Smart watches that link to a user’s phone is not a new concept; fitness trackers and other smart watches have been on the market for many years and have been meaningfully improved recently. But similar to my post below, because of the Apple Watch that was further detailed today in San Francisco by Apple, I am excited at the possibility of what the coming years hold. When the iPhone was announced in 2007, competitors’ phones began improving immediately. The Samsung Note 4 that I use today is a great phone, but is the sum of the successes and failures of prior phones across the global market the last eight years. I would expect a similar trajectory for smart watches.

But here is my conundrum. I still love mechanical watches.
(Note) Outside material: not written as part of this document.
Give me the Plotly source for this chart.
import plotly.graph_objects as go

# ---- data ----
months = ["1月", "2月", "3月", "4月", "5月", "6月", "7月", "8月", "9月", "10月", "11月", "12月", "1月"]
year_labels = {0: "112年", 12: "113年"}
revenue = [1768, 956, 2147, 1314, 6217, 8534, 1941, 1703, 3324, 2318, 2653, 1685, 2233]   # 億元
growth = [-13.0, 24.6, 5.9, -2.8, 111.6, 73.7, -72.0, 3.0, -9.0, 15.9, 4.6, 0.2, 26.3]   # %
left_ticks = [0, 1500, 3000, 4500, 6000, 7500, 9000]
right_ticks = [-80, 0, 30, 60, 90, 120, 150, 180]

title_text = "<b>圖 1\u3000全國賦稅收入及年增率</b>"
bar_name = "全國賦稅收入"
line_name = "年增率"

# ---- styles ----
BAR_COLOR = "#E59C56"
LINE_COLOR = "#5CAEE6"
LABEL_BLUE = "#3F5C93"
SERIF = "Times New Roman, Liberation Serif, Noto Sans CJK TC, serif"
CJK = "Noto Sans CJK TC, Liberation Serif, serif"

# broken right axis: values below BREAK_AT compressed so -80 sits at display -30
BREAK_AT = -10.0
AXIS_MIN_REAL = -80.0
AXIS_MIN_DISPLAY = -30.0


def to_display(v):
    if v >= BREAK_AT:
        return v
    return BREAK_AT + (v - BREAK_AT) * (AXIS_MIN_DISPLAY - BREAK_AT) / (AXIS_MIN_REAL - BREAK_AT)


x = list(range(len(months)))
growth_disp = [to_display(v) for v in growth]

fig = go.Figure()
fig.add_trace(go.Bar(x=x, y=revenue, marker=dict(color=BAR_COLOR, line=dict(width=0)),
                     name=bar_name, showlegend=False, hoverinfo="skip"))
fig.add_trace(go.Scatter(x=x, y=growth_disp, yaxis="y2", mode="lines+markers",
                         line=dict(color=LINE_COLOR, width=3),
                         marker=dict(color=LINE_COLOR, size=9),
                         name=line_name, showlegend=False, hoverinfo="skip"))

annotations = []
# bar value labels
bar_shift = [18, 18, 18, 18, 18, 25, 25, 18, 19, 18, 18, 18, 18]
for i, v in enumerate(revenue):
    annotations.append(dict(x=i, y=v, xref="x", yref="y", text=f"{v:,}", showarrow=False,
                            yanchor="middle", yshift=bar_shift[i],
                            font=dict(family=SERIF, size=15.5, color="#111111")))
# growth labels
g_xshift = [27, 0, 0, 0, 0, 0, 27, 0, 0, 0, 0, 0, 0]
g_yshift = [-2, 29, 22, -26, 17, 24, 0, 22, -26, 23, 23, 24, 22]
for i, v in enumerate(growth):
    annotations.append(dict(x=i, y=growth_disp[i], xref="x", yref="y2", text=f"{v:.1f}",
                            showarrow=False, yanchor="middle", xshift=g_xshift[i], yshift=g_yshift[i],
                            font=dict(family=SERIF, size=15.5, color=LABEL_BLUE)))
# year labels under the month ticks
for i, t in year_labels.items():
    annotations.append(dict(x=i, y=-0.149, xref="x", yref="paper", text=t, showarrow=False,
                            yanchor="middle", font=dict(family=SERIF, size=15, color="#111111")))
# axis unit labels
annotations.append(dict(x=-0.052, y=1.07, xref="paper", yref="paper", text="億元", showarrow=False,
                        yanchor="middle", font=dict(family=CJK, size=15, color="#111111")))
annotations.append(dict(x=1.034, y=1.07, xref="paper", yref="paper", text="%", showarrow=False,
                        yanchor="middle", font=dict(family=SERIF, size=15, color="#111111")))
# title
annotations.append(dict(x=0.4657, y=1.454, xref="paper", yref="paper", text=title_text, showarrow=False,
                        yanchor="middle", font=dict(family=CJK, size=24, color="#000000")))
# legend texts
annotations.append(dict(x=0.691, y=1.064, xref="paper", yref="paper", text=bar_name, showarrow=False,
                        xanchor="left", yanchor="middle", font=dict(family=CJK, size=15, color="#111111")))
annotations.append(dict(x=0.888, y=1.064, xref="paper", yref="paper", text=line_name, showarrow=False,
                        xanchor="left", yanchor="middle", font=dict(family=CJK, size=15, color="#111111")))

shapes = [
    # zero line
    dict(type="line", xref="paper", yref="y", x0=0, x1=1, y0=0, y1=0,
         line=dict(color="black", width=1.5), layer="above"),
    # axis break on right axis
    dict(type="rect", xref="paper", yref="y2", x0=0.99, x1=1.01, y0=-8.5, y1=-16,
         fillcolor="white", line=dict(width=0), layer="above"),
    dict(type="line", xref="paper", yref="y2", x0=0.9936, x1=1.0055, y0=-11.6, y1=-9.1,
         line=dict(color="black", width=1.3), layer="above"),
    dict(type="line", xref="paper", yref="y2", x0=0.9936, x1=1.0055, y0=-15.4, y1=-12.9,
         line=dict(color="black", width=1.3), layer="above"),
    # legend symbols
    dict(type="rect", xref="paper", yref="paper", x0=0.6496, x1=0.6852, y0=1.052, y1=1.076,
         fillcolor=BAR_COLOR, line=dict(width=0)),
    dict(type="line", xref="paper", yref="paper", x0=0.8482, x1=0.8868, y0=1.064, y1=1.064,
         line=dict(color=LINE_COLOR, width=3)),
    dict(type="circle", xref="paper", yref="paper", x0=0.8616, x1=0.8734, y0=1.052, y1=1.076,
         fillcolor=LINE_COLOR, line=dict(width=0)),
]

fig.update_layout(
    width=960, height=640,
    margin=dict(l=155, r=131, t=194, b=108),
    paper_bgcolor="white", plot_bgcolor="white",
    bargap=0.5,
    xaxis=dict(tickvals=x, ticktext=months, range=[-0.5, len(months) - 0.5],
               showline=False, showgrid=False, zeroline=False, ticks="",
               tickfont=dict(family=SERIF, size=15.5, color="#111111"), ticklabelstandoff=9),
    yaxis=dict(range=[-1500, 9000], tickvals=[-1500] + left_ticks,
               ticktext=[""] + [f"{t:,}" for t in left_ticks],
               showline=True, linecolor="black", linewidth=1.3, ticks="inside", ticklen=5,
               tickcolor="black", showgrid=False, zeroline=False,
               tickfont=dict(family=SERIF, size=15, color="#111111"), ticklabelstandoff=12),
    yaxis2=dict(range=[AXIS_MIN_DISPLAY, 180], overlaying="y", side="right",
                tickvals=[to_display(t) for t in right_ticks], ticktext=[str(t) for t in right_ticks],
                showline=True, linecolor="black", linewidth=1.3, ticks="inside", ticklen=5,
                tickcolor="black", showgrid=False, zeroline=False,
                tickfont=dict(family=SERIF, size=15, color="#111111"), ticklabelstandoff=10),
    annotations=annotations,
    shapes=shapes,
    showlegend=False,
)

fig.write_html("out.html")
Having the time, day, date or other information in my palm or pocket on my phone has not caused me to stop wearing a wristwatch on my left wrist everyday. But when I can get all of that information and more on my left wrist, what do I do then? I don’t think we’re going to see the days where people wear multiple wrist accessories that are intended to do the same thing – for example, no one will be wearing an Apple Watch, FitBit, Rolex, etc. There will be only one winner in this game and the big losers will likely be the Swiss and Japanese watch making industry.

I have yet to join the iOS ecosystem and have been a Google/Android user since 2006. I don’t see myself with an Apple Watch, but I do see myself one day with a smart watch – probably an Android-based device several iterations from what is available today. But that prospect concerns me when I think about my wristwatch collection and what the future holds for it. I know classic watches will never go away or out of style, and I hope the prevailing style is to find a way to use both mechanical and high-tech watches, but I hope I don’t eventually become a wearer of solely a niche item.